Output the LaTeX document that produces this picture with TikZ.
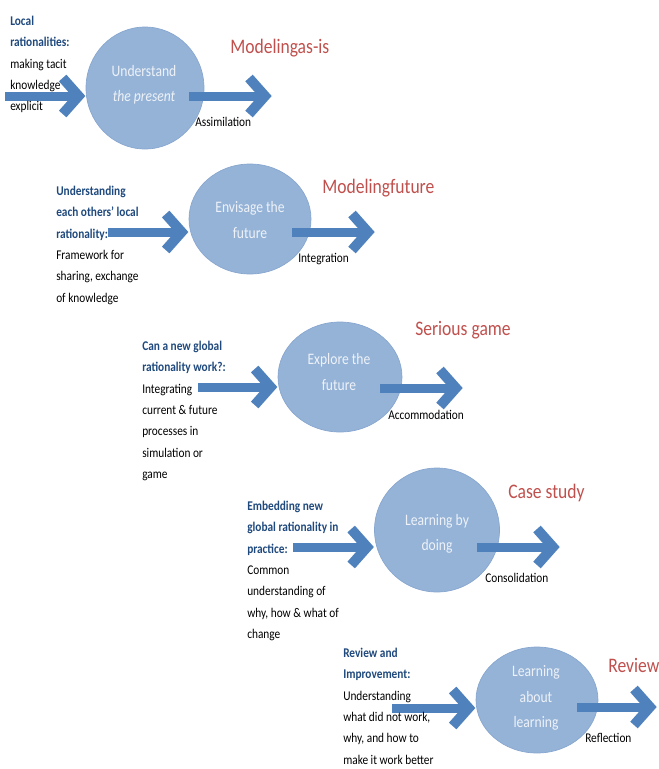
\documentclass[tikz,border=0pt]{standalone}
\usepackage{fontspec}
\setmainfont[FakeStretch=0.85]{Carlito}
\usetikzlibrary{shapes.geometric,calc}
\definecolor{arrowblue}{HTML}{4F81BD}
\definecolor{circfill}{HTML}{95B3D7}
\definecolor{circedge}{HTML}{87A6CF}
\definecolor{circtxt}{HTML}{EEF2F8}
\definecolor{lblue}{HTML}{1F497D}
\definecolor{hred}{HTML}{C0504D}
\tikzset{
  bubble/.style={ellipse, fill=circfill, draw=circedge, line width=0.5pt, inner sep=0pt},
  circtext/.style={align=center, text=circtxt, font=\fontsize{12}{19}\selectfont, inner sep=0pt},
  block/.style={align=left, anchor=north west, inner sep=0pt, font=\fontsize{10}{16.1}\selectfont},
  heading/.style={anchor=west, inner sep=0pt, text=hred, font=\fontsize{15.5}{18}\selectfont},
  small/.style={anchor=west, inner sep=0pt, font=\fontsize{10}{12}\selectfont},
  shaft/.style={draw=arrowblue, line width=6.75pt, line cap=butt},
  chev/.pic={\draw[arrowblue, line width=7.5pt, line cap=butt, line join=miter] (-16,-18) -- (0,0) -- (-16,18);}
}
\newcommand{\lb}[1]{\textbf{\textcolor{lblue}{#1}}}
\begin{document}
\begin{tikzpicture}[x=0.75pt,y=-0.75pt]
\useasboundingbox (0,0) rectangle (659,769);

% circles
\node[bubble, minimum width=88.5pt, minimum height=91.5pt] (c1) at (145,88) {};
\node[bubble, minimum width=91.5pt, minimum height=82.5pt] (c2) at (250,219) {};
\node[bubble, minimum width=93pt, minimum height=82.5pt] (c3) at (340,377) {};
\node[bubble, minimum width=93.75pt, minimum height=93pt] (c4) at (437,530) {};
\node[bubble, minimum width=91.5pt, minimum height=79.5pt] (c5) at (537,700) {};

% start / end coordinates
\coordinate (s1) at (5,96);
\coordinate (s2) at (108,232);
\coordinate (s3) at (198,387);
\coordinate (s4) at (293,547);
\coordinate (s5) at (392,708);
\coordinate (o1) at (272,96);
\coordinate (o2) at (375,232);
\coordinate (o3) at (463,388);
\coordinate (o4) at (560,547);
\coordinate (o5) at (657,707);

% incoming arrows
\foreach \i in {1,...,5}{
  \draw[shaft] (s\i) -- ($(c\i.west |- s\i)+(-7,0)$);
  \pic at ($(c\i.west |- s\i)+(-7,0)$) {chev};
}
% outgoing arrows
\draw[shaft] ($(c1.east |- o1)+(-15,0)$) -- ($(o1)+(-7,0)$);
\draw[shaft] ($(c2.east |- o2)+(-19,0)$) -- ($(o2)+(-7,0)$);
\draw[shaft] ($(c3.east |- o3)+(-22,0)$) -- ($(o3)+(-7,0)$);
\draw[shaft] ($(c4.east |- o4)+(-23,0)$) -- ($(o4)+(-7,0)$);
\draw[shaft] ($(c5.east |- o5)+(-21,0)$) -- ($(o5)+(-7,0)$);
\foreach \i in {1,...,5}{
  \pic at ($(o\i)+(-7,0)$) {chev};
}

% circle texts
\node[circtext] (t1) at (144,85) {Understand\\\textit{the present}};
\node[circtext] (t2) at (250,220) {Envisage the\\future};
\node[circtext] (t3) at (339,372) {Explore the\\future};
\node[circtext] (t4) at (437,534) {Learning by\\doing};
\node[circtext] (t5) at (536,698) {Learning\\about\\learning};

% left blocks
\node[block] (b1) at (10,15.5) {\lb{Local}\\\lb{rationalities:}\\making tacit\\knowledge\\explicit};
\node[block] (b2) at (56,185.5) {\lb{Understanding}\\\lb{each others' local}\\\lb{rationality:}\\Framework for\\sharing, exchange\\of knowledge};
\node[block] (b3) at (142,340.5) {\lb{Can a new global}\\\lb{rationality work?:}\\Integrating\\current \& future\\processes in\\simulation or\\game};
\node[block] (b4) at (247,500.5) {\lb{Embedding new}\\\lb{global rationality in}\\\lb{practice:}\\Common\\understanding of\\why, how \& what of\\change};
\node[block] (b5) at (343,647.5) {\lb{Review and}\\\lb{Improvement:}\\Understanding\\what did not work,\\why, and how to\\make it work better};

% headings
\node[heading] (h1) at (230,48) {Modelingas-is};
\node[heading] (h2) at (322,188) {Modelingfuture};
\node[heading] (h3) at (415,330) {Serious game};
\node[heading] (h4) at (508,493) {Case study};
\node[heading] (h5) at (608,665) {Review};

% small labels
\node[small] (l1) at (195,122) {Assimilation};
\node[small] (l2) at (298,259) {Integration};
\node[small] (l3) at (388,415) {Accommodation};
\node[small] (l4) at (485,578) {Consolidation};
\node[small] (l5) at (585,738) {Reflection};
\end{tikzpicture}
\end{document}
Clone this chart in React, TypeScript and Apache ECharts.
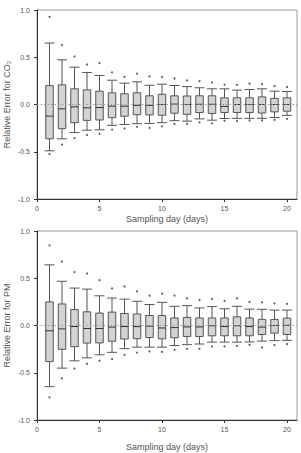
import React, { useEffect, useRef } from "react";
import * as echarts from "echarts";

// Sampling days (x positions of the boxes)
const days = [1, 2, 3, 4, 5, 6, 7, 8, 9, 10, 11, 12, 13, 14, 15, 16, 17, 18, 19, 20];
const xTicks = [0, 5, 10, 15, 20];

// Relative error for CO2: whiskers, quartiles, median, outliers
const co2WhiskerHigh = [0.65, 0.473, 0.395, 0.339, 0.307, 0.257, 0.226, 0.24, 0.203, 0.215, 0.201, 0.189, 0.177, 0.166, 0.166, 0.152, 0.159, 0.166, 0.141, 0.138];
const co2Q3 = [0.2, 0.208, 0.166, 0.155, 0.141, 0.124, 0.113, 0.124, 0.092, 0.108, 0.092, 0.09, 0.092, 0.092, 0.071, 0.071, 0.071, 0.081, 0.065, 0.071];
const co2Median = [-0.123, -0.046, -0.025, -0.035, -0.032, -0.018, -0.018, -0.009, -0.009, 0.0, 0.004, 0.0, 0.002, 0.002, -0.02, 0.0, 0.0, 0.0, 0.0, 0.0];
const co2Q1 = [-0.363, -0.256, -0.192, -0.168, -0.164, -0.14, -0.124, -0.108, -0.11, -0.114, -0.092, -0.104, -0.085, -0.095, -0.085, -0.085, -0.085, -0.09, -0.078, -0.071];
const co2WhiskerLow = [-0.49, -0.363, -0.297, -0.272, -0.268, -0.22, -0.212, -0.203, -0.201, -0.192, -0.171, -0.176, -0.152, -0.166, -0.148, -0.146, -0.146, -0.146, -0.138, -0.115];
const co2OutlierHigh = [0.928, 0.628, 0.508, 0.423, 0.437, 0.339, 0.293, 0.326, 0.298, 0.289, 0.275, 0.255, 0.247, 0.233, 0.21, 0.208, 0.22, 0.215, 0.194, 0.185];
const co2OutlierLow = [-0.525, -0.425, -0.355, -0.323, -0.312, -0.266, -0.254, -0.236, -0.248, -0.231, -0.206, -0.206, -0.189, -0.201, -0.172, -0.176, -0.168, -0.168, -0.162, -0.152];

// Relative error for PM
const pmWhiskerHigh = [0.642, 0.468, 0.396, 0.385, 0.314, 0.29, 0.279, 0.256, 0.222, 0.245, 0.203, 0.21, 0.186, 0.2, 0.177, 0.203, 0.173, 0.171, 0.163, 0.163];
const pmQ3 = [0.25, 0.228, 0.169, 0.145, 0.131, 0.142, 0.127, 0.122, 0.106, 0.106, 0.08, 0.085, 0.08, 0.08, 0.08, 0.092, 0.08, 0.065, 0.063, 0.078];
const pmMedian = [-0.056, -0.036, -0.011, -0.032, -0.032, -0.017, -0.011, -0.012, -0.007, -0.026, -0.022, -0.015, -0.015, -0.003, -0.011, -0.003, -0.011, -0.017, 0.0, 0.002];
const pmQ1 = [-0.382, -0.252, -0.224, -0.186, -0.184, -0.166, -0.143, -0.14, -0.127, -0.141, -0.13, -0.116, -0.116, -0.109, -0.109, -0.109, -0.109, -0.095, -0.081, -0.095];
const pmWhiskerLow = [-0.647, -0.451, -0.374, -0.342, -0.31, -0.284, -0.245, -0.229, -0.229, -0.229, -0.212, -0.203, -0.196, -0.176, -0.176, -0.176, -0.174, -0.165, -0.16, -0.157];
const pmOutlierHigh = [0.847, 0.677, 0.565, 0.55, 0.48, 0.392, 0.413, 0.36, 0.315, 0.337, 0.317, 0.288, 0.27, 0.281, 0.26, 0.288, 0.251, 0.245, 0.233, 0.228];
const pmOutlierLow = [-0.76, -0.56, -0.456, -0.405, -0.373, -0.356, -0.31, -0.287, -0.275, -0.28, -0.257, -0.247, -0.247, -0.222, -0.222, -0.215, -0.204, -0.233, -0.207, -0.196];

const yTitles = ["Relative Error for CO₂", "Relative Error for PM"];

const FONT = "'Liberation Sans', Arial, sans-serif";
const TEXT = "#555";
const AXIS = "#333";
const STROKE = "#555";
const FILL = "#d3d3d3";
const BOX_W = 0.6;
const CAP_W = 0.8;

const GRID_LEFT = 37;
const GRID_W = 260;
const GRID_H = 189;
const GRID_TOPS = [10, 231];

const boxRows = (lo: number[], q1: number[], md: number[], q3: number[], hi: number[]) =>
  days.map((d, i) => [d, lo[i], q1[i], md[i], q3[i], hi[i]]);

const outlierRows = (hi: number[], lo: number[]) => [
  ...days.map((d, i) => [d, hi[i]]),
  ...days.map((d, i) => [d, lo[i]]),
];

function renderBox(_params: any, api: any) {
  const x = api.value(0);
  const lo = api.coord([x, api.value(1)]);
  const q1 = api.coord([x, api.value(2)]);
  const md = api.coord([x, api.value(3)]);
  const q3 = api.coord([x, api.value(4)]);
  const hi = api.coord([x, api.value(5)]);
  const bw = api.size([BOX_W, 0])[0];
  const cw = api.size([CAP_W, 0])[0];
  const cx = lo[0];
  const ls = { stroke: STROKE, lineWidth: 1, fill: null };
  return {
    type: "group",
    children: [
      { type: "line", shape: { x1: cx, y1: hi[1], x2: cx, y2: q3[1] }, style: ls },
      { type: "line", shape: { x1: cx, y1: q1[1], x2: cx, y2: lo[1] }, style: ls },
      { type: "line", shape: { x1: cx - cw / 2, y1: hi[1], x2: cx + cw / 2, y2: hi[1] }, style: ls },
      { type: "line", shape: { x1: cx - cw / 2, y1: lo[1], x2: cx + cw / 2, y2: lo[1] }, style: ls },
      {
        type: "rect",
        shape: { x: cx - bw / 2, y: q3[1], width: bw, height: q1[1] - q3[1] },
        style: { fill: FILL, stroke: STROKE, lineWidth: 1 },
      },
      { type: "line", shape: { x1: cx - bw / 2, y1: md[1], x2: cx + bw / 2, y2: md[1] }, style: { stroke: "#333", lineWidth: 1 } },
    ],
  };
}

const xAxisFor = (gridIndex: number, nameGap: number) => ({
  type: "value",
  gridIndex,
  min: 0,
  max: 20.8,
  interval: 5,
  name: "Sampling day (days)",
  nameLocation: "middle",
  nameGap,
  nameTextStyle: { fontSize: 9, color: TEXT, fontFamily: FONT },
  axisLine: { show: true, onZero: false, lineStyle: { color: AXIS, width: 1 } },
  axisTick: { show: true, inside: false, length: 3, customValues: xTicks, lineStyle: { color: AXIS } },
  axisLabel: { fontSize: 7, color: TEXT, fontFamily: FONT, margin: 6, customValues: xTicks },
  splitLine: { show: false },
});

const yAxisFor = (gridIndex: number) => ({
  type: "value",
  gridIndex,
  min: -1,
  max: 1,
  interval: 0.5,
  axisLine: { show: true, onZero: false, lineStyle: { color: AXIS, width: 1 } },
  axisTick: { show: true, inside: false, length: 3, lineStyle: { color: AXIS } },
  axisLabel: {
    fontSize: 7,
    color: TEXT,
    fontFamily: FONT,
    margin: 7,
    formatter: (v: number) => v.toFixed(1),
  },
  splitLine: { show: false },
});

const zeroLine = {
  silent: true,
  symbol: "none",
  label: { show: false },
  lineStyle: { color: "#999", type: [1.5, 2], width: 1 },
  data: [{ yAxis: 0 }],
};

const panelSeries = (
  idx: number,
  lo: number[],
  q1: number[],
  md: number[],
  q3: number[],
  hi: number[],
  outHi: number[],
  outLo: number[]
) => [
  {
    type: "scatter",
    xAxisIndex: idx,
    yAxisIndex: idx,
    data: [],
    markLine: zeroLine,
    z: 1,
  },
  {
    type: "custom",
    xAxisIndex: idx,
    yAxisIndex: idx,
    renderItem: renderBox,
    encode: { x: 0, y: [1, 2, 3, 4, 5] },
    data: boxRows(lo, q1, md, q3, hi),
    z: 2,
  },
  {
    type: "scatter",
    xAxisIndex: idx,
    yAxisIndex: idx,
    symbol: "circle",
    symbolSize: 2,
    itemStyle: { color: "#333" },
    data: outlierRows(outHi, outLo),
    z: 3,
  },
];

const gridFor = (top: number) => ({
  left: GRID_LEFT,
  top,
  width: GRID_W,
  height: GRID_H,
  show: true,
  borderColor: "#999",
  borderWidth: 1,
  containLabel: false,
  outerBoundsMode: "none",
});

// Rotated y-axis titles, centred on each plot's height
const yTitleGraphics = yTitles.map((t, i) => ({
  type: "text",
  x: 6.5,
  y: GRID_TOPS[i] + GRID_H / 2,
  rotation: Math.PI / 2,
  style: {
    text: t,
    fontSize: 9,
    fontFamily: FONT,
    fill: TEXT,
    align: "center",
    verticalAlign: "middle",
  },
}));

export default function App() {
  const ref = useRef<HTMLDivElement>(null);

  useEffect(() => {
    if (!ref.current) return;
    const chart = echarts.init(ref.current, null, { renderer: "svg" });
    chart.setOption({
      animation: false,
      backgroundColor: "#fff",
      grid: GRID_TOPS.map(gridFor),
      xAxis: [xAxisFor(0, 15), xAxisFor(1, 22)],
      yAxis: [yAxisFor(0), yAxisFor(1)],
      graphic: yTitleGraphics,
      series: [
        ...panelSeries(0, co2WhiskerLow, co2Q1, co2Median, co2Q3, co2WhiskerHigh, co2OutlierHigh, co2OutlierLow),
        ...panelSeries(1, pmWhiskerLow, pmQ1, pmMedian, pmQ3, pmWhiskerHigh, pmOutlierHigh, pmOutlierLow),
      ],
    });
    return () => chart.dispose();
  }, []);

  return (
    <div
      ref={ref}
      style={{ position: "absolute", left: 0, top: 0, width: 301, height: 453, background: "#fff" }}
    />
  );
}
□ □ □ □ □
= What you should do =
Pick out the part that begins with the line containing "Clone this chart" and finishes with the line containing "import * as", both included. Restate it exactly, without images.

= Written response =
Clone this chart in React, TypeScript and Apache ECharts.
import React, { useEffect, useRef } from "react";
import * as echarts from "echarts";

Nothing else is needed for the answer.